Environmental Illness – EI: many long-practicing clinicians who coined the phrase favour this name, especially in the U.S. and it is used interchangeably with MCS. This illness is environmental, without any doubt, and this term was coined many decades ago to describe the way in which people got sick from environmental incitants. However, today we know that there are many environmental illnesses so it seems to me not the best name to use.
Environmental Hypersensitivity – EH: this has become the official nomenclature of the Canadian federal government and is used in its documents and proclamation.
Another common term that’s similar is Environmental Sensitivity, ES, which seems very popular in some jurisdictions, including in Ontario where I live.
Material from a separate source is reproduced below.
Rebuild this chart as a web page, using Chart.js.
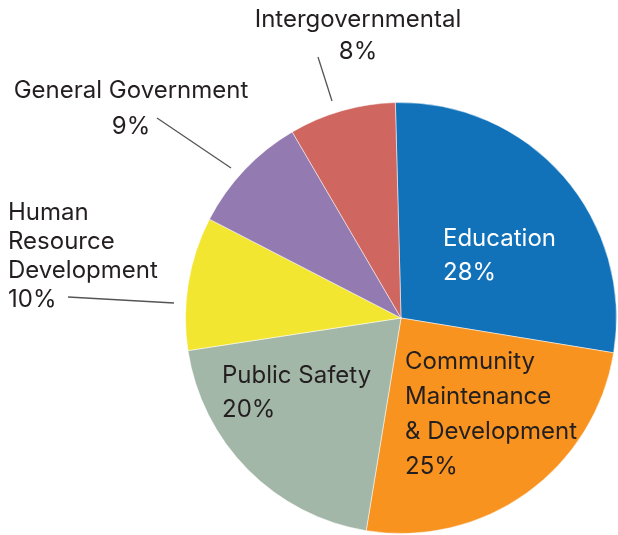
<!DOCTYPE html>
<html>
<head>
<meta charset="utf-8">
<script src="https://cdn.jsdelivr.net/npm/chart.js@4"></script>
<style>
  html, body { margin: 0; padding: 0; background: #fff; }
  #wrap { width: 618px; height: 535px; position: relative; }
</style>
</head>
<body>
<div id="wrap"><canvas id="pie"></canvas></div>
<script>
// budget shares, clockwise from the top
var categories = ['Education', 'Community Maintenance & Development', 'Public Safety',
                  'Human Resource Development', 'General Government', 'Intergovernmental'];
var shares = [28, 25, 20, 10, 9, 8];
var colors = ['#1172BA', '#F7931E', '#A3B7A8', '#F3E630', '#937BB2', '#CF665F'];

// how each label is broken over lines
var labelLines = [
  ['Education'],
  ['Community', 'Maintenance', '& Development'],
  ['Public Safety'],
  ['Human', 'Resource', 'Development'],
  ['General Government'],
  ['Intergovernmental']
];

// where the text goes (x, first line y, line gap, align, colour) and leader lines
var labelPlace = [
  { x: 443, y: 239, gap: 34, align: 'left', color: '#ffffff' },
  { x: 405, y: 362, gap: 35, align: 'left', color: '#231f20' },
  { x: 222, y: 376, gap: 34, align: 'left', color: '#231f20' },
  { x: 8, y: 213, gap: 29, align: 'left', color: '#231f20' },
  { x: 131, y: 91, gap: 36, align: 'center', color: '#231f20' },
  { x: 358, y: 20, gap: 32, align: 'center', color: '#231f20' }
];
var leaders = [
  null, null, null,
  [[68, 297], [174, 303]],
  [[157, 118], [231, 168]],
  [[318, 57], [332, 101]]
];

var labelPlugin = {
  id: 'sliceLabels',
  afterDatasetsDraw: function(chart) {
    var ctx = chart.ctx;
    ctx.save();
    ctx.font = '24px Inter, "Open Sans", sans-serif';
    ctx.textBaseline = 'middle';
    for (var i = 0; i < categories.length; i++) {
      var p = labelPlace[i];
      var lines = labelLines[i].concat([shares[i] + '%']);
      ctx.fillStyle = p.color;
      ctx.textAlign = p.align;
      for (var j = 0; j < lines.length; j++) {
        ctx.fillText(lines[j], p.x, p.y + j * p.gap);
      }
      if (leaders[i]) {
        ctx.strokeStyle = '#555';
        ctx.lineWidth = 1.3;
        ctx.beginPath();
        ctx.moveTo(leaders[i][0][0], leaders[i][0][1]);
        ctx.lineTo(leaders[i][1][0], leaders[i][1][1]);
        ctx.stroke();
      }
    }
    ctx.restore();
  }
};

var ctx = document.getElementById('pie');
var pieChart = new Chart(ctx, {
  type: 'pie',
  data: {
    labels: categories,
    datasets: [{
      data: shares,
      backgroundColor: colors,
      borderColor: 'rgba(255,255,255,0.5)',
      borderWidth: 1
    }]
  },
  options: {
    responsive: true,
    maintainAspectRatio: false,
    animation: false,
    rotation: -1.5,
    layout: { padding: { left: 185, right: 1, top: 102, bottom: 1 } },
    plugins: {
      legend: { display: false },
      tooltip: { enabled: false }
    }
  },
  plugins: [labelPlugin]
});
</script>
</body>
</html>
Chemical Sensitivity – CS; and Chemical Hypersensitivity — CH –– also used, also accurate, preferred by clinicians who just hate the term MCS because of their long standing battle to assert toxic injury as the causation of the disease, but still not inherently a particular improvement on MCS.
Toxic Injury — (TI): This is a broad term that refers to just what it says –toxic injury that causes ill health. TI is implicated in many different diseases, and is primary in MCS.
Given this multiplicity of names, despite its ignoble origins, for simplicity’s sake in this blog, I will use the acronym MCS. I will refer to TI where it is appropriate to speak of toxic injury either as a cause or as a broader category of illness. But readers please take note of all these names, for other contributors may use them interchangeably, and I will not edit contributions for nomenclature.